Facebook on Tuesday announced changes to how it handles the profiles of users who have died, including using artificial intelligence to help keep the profiles of deceased people from showing up in places that might cause distress.

Facebook is also creating a separate section on profiles of the deceased that will be dedicated to tributes. By clicking on different tabs, users will be able to switch between the deceased person’s preserved, original timeline and a second feed where others have left memories, photos or other posts in remembrance.

The automated changes will prevent recommendations that a person who has passed away be invited to events or sending reminders that it is the person’s birthday.

The changes are based on the feedback the company has received from users, discussions with experts in grieving, and people from various religious and cultural backgrounds, as well as the personal experience of Facebook’s chief operating officer, Sheryl Sandberg.

Sandberg’s husband, Dave Goldberg, died suddenly in 2015. Though she’s the No. 2 executive at Facebook, Sandberg didn’t have the power to keep her late husband’s name from appearing on the platform in unexpected places. The network’s systems weren’t designed, for example, to take death into account when making friend suggestions.

“We weren’t able to really distinguish sometimes when someone was alive years ago,” Sandberg told NBC News in a phone interview.

“And so it would show up as if he were still alive, or suggest a friend, and there were things that were happening that I think were really painful,” she said.

Sandberg said the updates resonated with her more than typical product updates at Facebook.

“This is very, very close to my heart and really matters,” she said.

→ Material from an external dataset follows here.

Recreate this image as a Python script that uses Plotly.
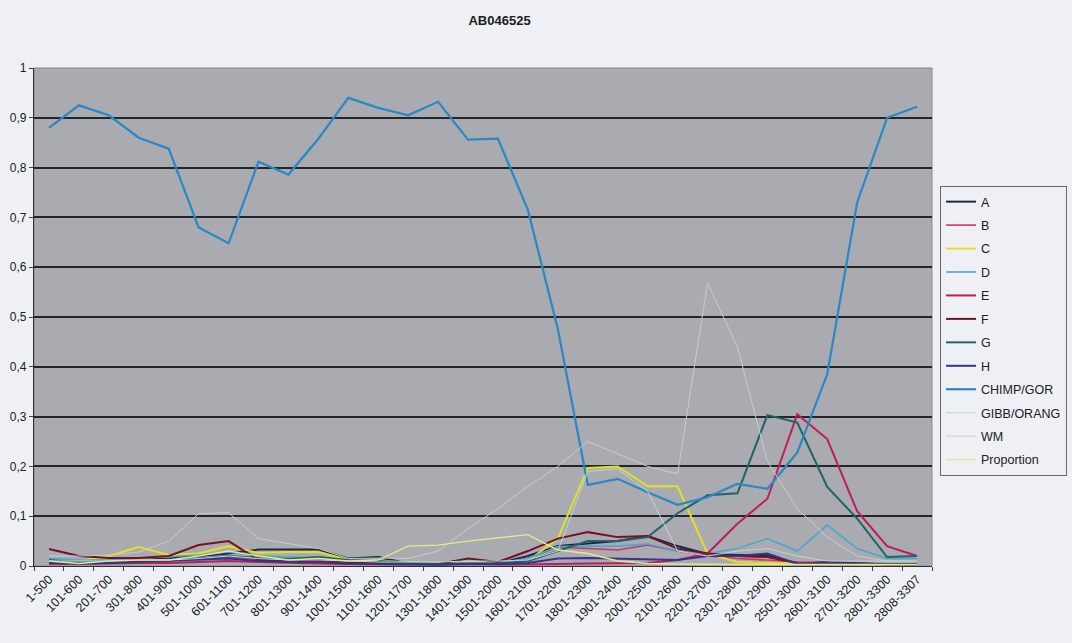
import plotly.graph_objects as go

categories = ["1-500", "101-600", "201-700", "301-800", "401-900", "501-1000", "601-1100",
              "701-1200", "801-1300", "901-1400", "1001-1500", "1101-1600", "1201-1700",
              "1301-1800", "1401-1900", "1501-2000", "1601-2100", "1701-2200", "1801-2300",
              "1901-2400", "2001-2500", "2101-2600", "2201-2700", "2301-2800", "2401-2900",
              "2501-3000", "2601-3100", "2701-3200", "2801-3300", "2808-3307"]

A = [0.012, 0.008, 0.010, 0.012, 0.015, 0.020, 0.025, 0.033, 0.033, 0.033, 0.015, 0.018, 0.005, 0.003, 0.005,
     0.005, 0.020, 0.040, 0.045, 0.050, 0.060, 0.040, 0.024, 0.022, 0.022, 0.005, 0.008, 0.005, 0.003, 0.003]
B = [0.005, 0.004, 0.006, 0.008, 0.010, 0.015, 0.018, 0.012, 0.010, 0.008, 0.006, 0.005, 0.004, 0.003, 0.005,
     0.004, 0.015, 0.038, 0.035, 0.032, 0.042, 0.030, 0.020, 0.015, 0.012, 0.008, 0.006, 0.004, 0.003, 0.003]
C = [0.008, 0.010, 0.020, 0.038, 0.022, 0.025, 0.040, 0.026, 0.028, 0.028, 0.012, 0.010, 0.008, 0.006, 0.008,
     0.008, 0.010, 0.055, 0.197, 0.200, 0.160, 0.160, 0.025, 0.008, 0.006, 0.005, 0.005, 0.004, 0.003, 0.003]
D = [0.015, 0.012, 0.012, 0.015, 0.018, 0.022, 0.028, 0.020, 0.018, 0.016, 0.010, 0.008, 0.006, 0.005, 0.006,
     0.006, 0.015, 0.039, 0.040, 0.040, 0.044, 0.030, 0.025, 0.035, 0.055, 0.030, 0.082, 0.035, 0.015, 0.015]
E = [0.004, 0.004, 0.005, 0.006, 0.006, 0.008, 0.010, 0.008, 0.006, 0.005, 0.004, 0.003, 0.003, 0.003, 0.004,
     0.003, 0.003, 0.004, 0.005, 0.005, 0.006, 0.012, 0.025, 0.085, 0.135, 0.305, 0.255, 0.110, 0.040, 0.020]
F = [0.034, 0.020, 0.016, 0.016, 0.020, 0.042, 0.050, 0.012, 0.010, 0.012, 0.008, 0.006, 0.004, 0.004, 0.015,
     0.008, 0.030, 0.055, 0.068, 0.058, 0.060, 0.035, 0.025, 0.020, 0.018, 0.006, 0.006, 0.005, 0.004, 0.004]
G = [0.010, 0.008, 0.008, 0.010, 0.012, 0.015, 0.020, 0.016, 0.014, 0.018, 0.012, 0.010, 0.006, 0.004, 0.005,
     0.005, 0.010, 0.030, 0.050, 0.050, 0.058, 0.106, 0.142, 0.146, 0.303, 0.288, 0.159, 0.095, 0.018, 0.020]
H = [0.006, 0.005, 0.006, 0.008, 0.010, 0.012, 0.015, 0.010, 0.008, 0.008, 0.005, 0.004, 0.003, 0.003, 0.004,
     0.004, 0.006, 0.015, 0.016, 0.015, 0.014, 0.012, 0.020, 0.020, 0.025, 0.004, 0.005, 0.004, 0.003, 0.003]
CHIMP_GOR = [0.880, 0.925, 0.905, 0.860, 0.838, 0.680, 0.648, 0.812, 0.786, 0.858, 0.940, 0.920, 0.905, 0.932, 0.856,
             0.858, 0.715, 0.476, 0.163, 0.175, 0.148, 0.123, 0.138, 0.165, 0.155, 0.228, 0.385, 0.730, 0.900, 0.922]
GIBB_ORANG = [0.010, 0.010, 0.010, 0.012, 0.012, 0.015, 0.020, 0.015, 0.012, 0.012, 0.010, 0.008, 0.008, 0.008, 0.010,
              0.010, 0.012, 0.030, 0.190, 0.195, 0.150, 0.030, 0.020, 0.030, 0.035, 0.020, 0.010, 0.010, 0.010, 0.010]
WM = [0.020, 0.020, 0.022, 0.028, 0.050, 0.105, 0.107, 0.055, 0.045, 0.035, 0.015, 0.016, 0.015, 0.030, 0.075,
      0.115, 0.160, 0.200, 0.250, 0.225, 0.200, 0.185, 0.568, 0.440, 0.210, 0.115, 0.058, 0.020, 0.010, 0.010]
Proportion = [0.010, 0.005, 0.010, 0.012, 0.012, 0.020, 0.030, 0.020, 0.012, 0.015, 0.010, 0.012, 0.040, 0.042, 0.050,
              0.057, 0.063, 0.032, 0.025, 0.010, 0.005, 0.004, 0.003, 0.003, 0.003, 0.003, 0.003, 0.003, 0.003, 0.003]

series_names = ["A", "B", "C", "D", "E", "F", "G", "H", "CHIMP/GOR", "GIBB/ORANG", "WM", "Proportion"]
series_values = [A, B, C, D, E, F, G, H, CHIMP_GOR, GIBB_ORANG, WM, Proportion]
series_colors = ["#1c2848", "#d8305c", "#e4e020", "#4aa6d2", "#c01c5c", "#761024", "#1f6466", "#343490",
                 "#2a88c4", "#b9d6da", "#c6cccc", "#e2ea8c"]
series_widths = [2, 1.6, 2, 1.6, 2, 2, 2, 2, 2.2, 1, 1, 1.4]

y_ticks = [0, 0.1, 0.2, 0.3, 0.4, 0.5, 0.6, 0.7, 0.8, 0.9, 1]
y_tick_text = ["0", "0,1", "0,2", "0,3", "0,4", "0,5", "0,6", "0,7", "0,8", "0,9", "1"]

fig = go.Figure()
for i, (name, vals, col, w) in enumerate(zip(series_names, series_values, series_colors, series_widths)):
    fig.add_trace(go.Scatter(x=categories, y=vals, mode="lines", name=name,
                             line=dict(color=col, width=w), legendgroup=name))

fig.update_layout(
    width=1072, height=643,
    paper_bgcolor="#eef0f5",
    plot_bgcolor="#a9abb0",
    margin=dict(l=34, r=140, t=68, b=77, autoexpand=False),
    title=dict(text="<b>AB046525</b>", x=0.466, xanchor="center", y=0.975, yanchor="top",
               font=dict(family="Liberation Sans, Arial", size=13, color="#202020")),
    font=dict(family="Liberation Sans, Arial", size=12, color="#202020"),
    legend=dict(xref="container", yref="container", x=0.8769, xanchor="left", y=0.7107, yanchor="top",
                bgcolor="#eef0f6", bordercolor="#6a6a6a", borderwidth=1,
                font=dict(size=12.5, color="#202020"), traceorder="grouped", tracegroupgap=4.2,
                itemwidth=30),
    showlegend=True,
)
fig.update_xaxes(type="category", range=[-0.5, 29.5], tickangle=-45, tickson="boundaries",
                 ticks="outside", ticklen=4, tickcolor="#404040", showline=True, linecolor="#303030",
                 linewidth=1.2, showgrid=False, tickfont=dict(size=12.5, color="#202020"), automargin=False)
fig.update_yaxes(range=[0, 1], tickvals=y_ticks, ticktext=y_tick_text, ticks="outside", ticklen=4,
                 tickcolor="#404040", showline=True, linecolor="#303030", linewidth=1.2,
                 showgrid=True, gridcolor="#252525", gridwidth=1.6, zeroline=False,
                 tickfont=dict(size=12, color="#202020"), automargin=False)
fig.add_shape(type="rect", xref="paper", yref="paper", x0=0, x1=1, y0=0, y1=1,
              line=dict(color="#8a8a8a", width=1), layer="below")

fig.write_html("out.html", config={"displayModeBar": False},
               post_script="document.body.style.margin='0';document.body.style.background='#eef0f5';")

Facebook has for years wrestled with how best to treat the profiles of people who have died. In 2015, the social network introduced a feature to let people choose a “legacy contact” — someone to take control of their Facebook account when they die.

The service has an online form where family or friends can submit documentation that someone has died. Once the account is “memorialized,” the legacy contact can change the person’s profile picture, pin a post to the top of their profile and respond to new friend requests.

Under the new features, the legacy contact will have expanded administrative authority. For example, they’ll be able to moderate posts shared to the new tributes section, Facebook said.

More than 30 million people view memorialized profiles every month, the company says.

Sandberg, who co-wrote a best-selling book, Option B, about her husband’s death and how to rebound from adversity, said she still relies on his Facebook profile to remember him and preserve tributes to him.

“In those early days, so many people tell you so many stories, and I was absolutely in a shock and in a fog, and I would never remember all the details of all those stories or even who said what at that period in time, but I asked people, ‘Write it down, put it on his Facebook page,’” she said.

“The memories are there, and the person who wrote them is there, and I can call them and ask more questions, and it’s all there for my children,” she said.